» EXERCISE TASK:
Look for "picture" in the listing below. Gather each line that contains it.

» MATERIAL PROVIDED:
==========

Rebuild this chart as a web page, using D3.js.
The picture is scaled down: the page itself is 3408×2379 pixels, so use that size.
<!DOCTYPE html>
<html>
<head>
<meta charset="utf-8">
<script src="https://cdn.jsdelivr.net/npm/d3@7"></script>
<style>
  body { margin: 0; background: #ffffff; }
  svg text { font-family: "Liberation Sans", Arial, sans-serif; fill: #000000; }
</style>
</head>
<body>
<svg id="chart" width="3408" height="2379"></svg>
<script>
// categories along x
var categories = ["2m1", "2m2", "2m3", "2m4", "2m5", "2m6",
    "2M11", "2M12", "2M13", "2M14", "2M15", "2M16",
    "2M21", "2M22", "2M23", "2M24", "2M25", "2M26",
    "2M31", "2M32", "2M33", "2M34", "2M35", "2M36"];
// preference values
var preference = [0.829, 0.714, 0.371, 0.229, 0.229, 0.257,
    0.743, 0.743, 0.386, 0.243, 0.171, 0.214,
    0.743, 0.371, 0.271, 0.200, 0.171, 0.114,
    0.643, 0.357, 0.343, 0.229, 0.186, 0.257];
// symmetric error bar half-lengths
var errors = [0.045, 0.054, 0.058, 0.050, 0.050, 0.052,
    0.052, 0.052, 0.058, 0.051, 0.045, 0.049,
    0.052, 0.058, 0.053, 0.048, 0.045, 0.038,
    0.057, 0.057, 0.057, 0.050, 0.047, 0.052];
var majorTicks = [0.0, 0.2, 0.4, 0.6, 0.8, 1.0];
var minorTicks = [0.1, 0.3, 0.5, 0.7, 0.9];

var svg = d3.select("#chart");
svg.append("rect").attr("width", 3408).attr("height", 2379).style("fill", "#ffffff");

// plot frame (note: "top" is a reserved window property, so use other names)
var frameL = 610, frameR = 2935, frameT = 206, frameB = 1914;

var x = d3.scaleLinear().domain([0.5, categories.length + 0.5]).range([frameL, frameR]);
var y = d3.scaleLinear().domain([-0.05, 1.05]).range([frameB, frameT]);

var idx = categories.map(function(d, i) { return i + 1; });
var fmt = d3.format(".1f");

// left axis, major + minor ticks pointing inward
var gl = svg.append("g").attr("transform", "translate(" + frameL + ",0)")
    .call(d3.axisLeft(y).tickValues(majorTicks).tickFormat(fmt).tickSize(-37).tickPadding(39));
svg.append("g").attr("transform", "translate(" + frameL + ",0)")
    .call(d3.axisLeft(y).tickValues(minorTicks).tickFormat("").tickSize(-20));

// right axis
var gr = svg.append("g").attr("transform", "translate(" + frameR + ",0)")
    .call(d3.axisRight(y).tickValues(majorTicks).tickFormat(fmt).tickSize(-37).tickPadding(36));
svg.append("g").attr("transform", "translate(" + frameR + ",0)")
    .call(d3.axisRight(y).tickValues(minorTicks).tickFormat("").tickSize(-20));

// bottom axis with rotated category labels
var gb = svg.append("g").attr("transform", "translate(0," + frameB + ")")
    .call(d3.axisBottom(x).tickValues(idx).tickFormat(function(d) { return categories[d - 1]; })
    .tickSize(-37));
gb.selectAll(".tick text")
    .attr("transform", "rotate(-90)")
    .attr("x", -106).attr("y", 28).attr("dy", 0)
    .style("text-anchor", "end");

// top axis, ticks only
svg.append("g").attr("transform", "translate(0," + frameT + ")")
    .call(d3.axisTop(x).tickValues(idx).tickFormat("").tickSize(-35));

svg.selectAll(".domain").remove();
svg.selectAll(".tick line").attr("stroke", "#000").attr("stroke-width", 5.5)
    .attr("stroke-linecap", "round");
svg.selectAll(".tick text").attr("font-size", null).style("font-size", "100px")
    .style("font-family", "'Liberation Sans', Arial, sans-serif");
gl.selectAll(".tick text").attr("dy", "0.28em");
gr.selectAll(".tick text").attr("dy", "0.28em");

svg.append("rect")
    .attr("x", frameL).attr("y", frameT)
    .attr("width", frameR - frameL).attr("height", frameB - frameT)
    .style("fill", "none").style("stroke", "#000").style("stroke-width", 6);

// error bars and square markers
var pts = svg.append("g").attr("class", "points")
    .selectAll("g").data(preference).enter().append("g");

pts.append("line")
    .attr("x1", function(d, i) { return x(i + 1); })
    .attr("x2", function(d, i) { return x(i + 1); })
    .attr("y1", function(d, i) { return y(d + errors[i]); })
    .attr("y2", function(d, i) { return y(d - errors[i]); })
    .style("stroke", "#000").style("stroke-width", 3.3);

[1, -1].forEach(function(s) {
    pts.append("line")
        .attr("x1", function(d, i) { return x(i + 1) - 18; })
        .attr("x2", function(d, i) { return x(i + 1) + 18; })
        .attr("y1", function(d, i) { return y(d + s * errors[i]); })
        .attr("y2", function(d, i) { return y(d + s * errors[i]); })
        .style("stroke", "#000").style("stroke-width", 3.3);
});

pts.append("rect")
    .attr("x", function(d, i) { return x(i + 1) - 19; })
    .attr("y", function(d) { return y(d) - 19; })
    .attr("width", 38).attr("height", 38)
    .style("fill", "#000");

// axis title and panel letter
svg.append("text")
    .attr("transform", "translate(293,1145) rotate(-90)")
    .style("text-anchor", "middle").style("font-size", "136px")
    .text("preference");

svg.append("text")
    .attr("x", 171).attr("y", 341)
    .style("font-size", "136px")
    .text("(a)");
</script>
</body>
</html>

==========

» THE OUTPUT:
The picture is scaled down: the page itself is 3408×2379 pixels, so use that size.

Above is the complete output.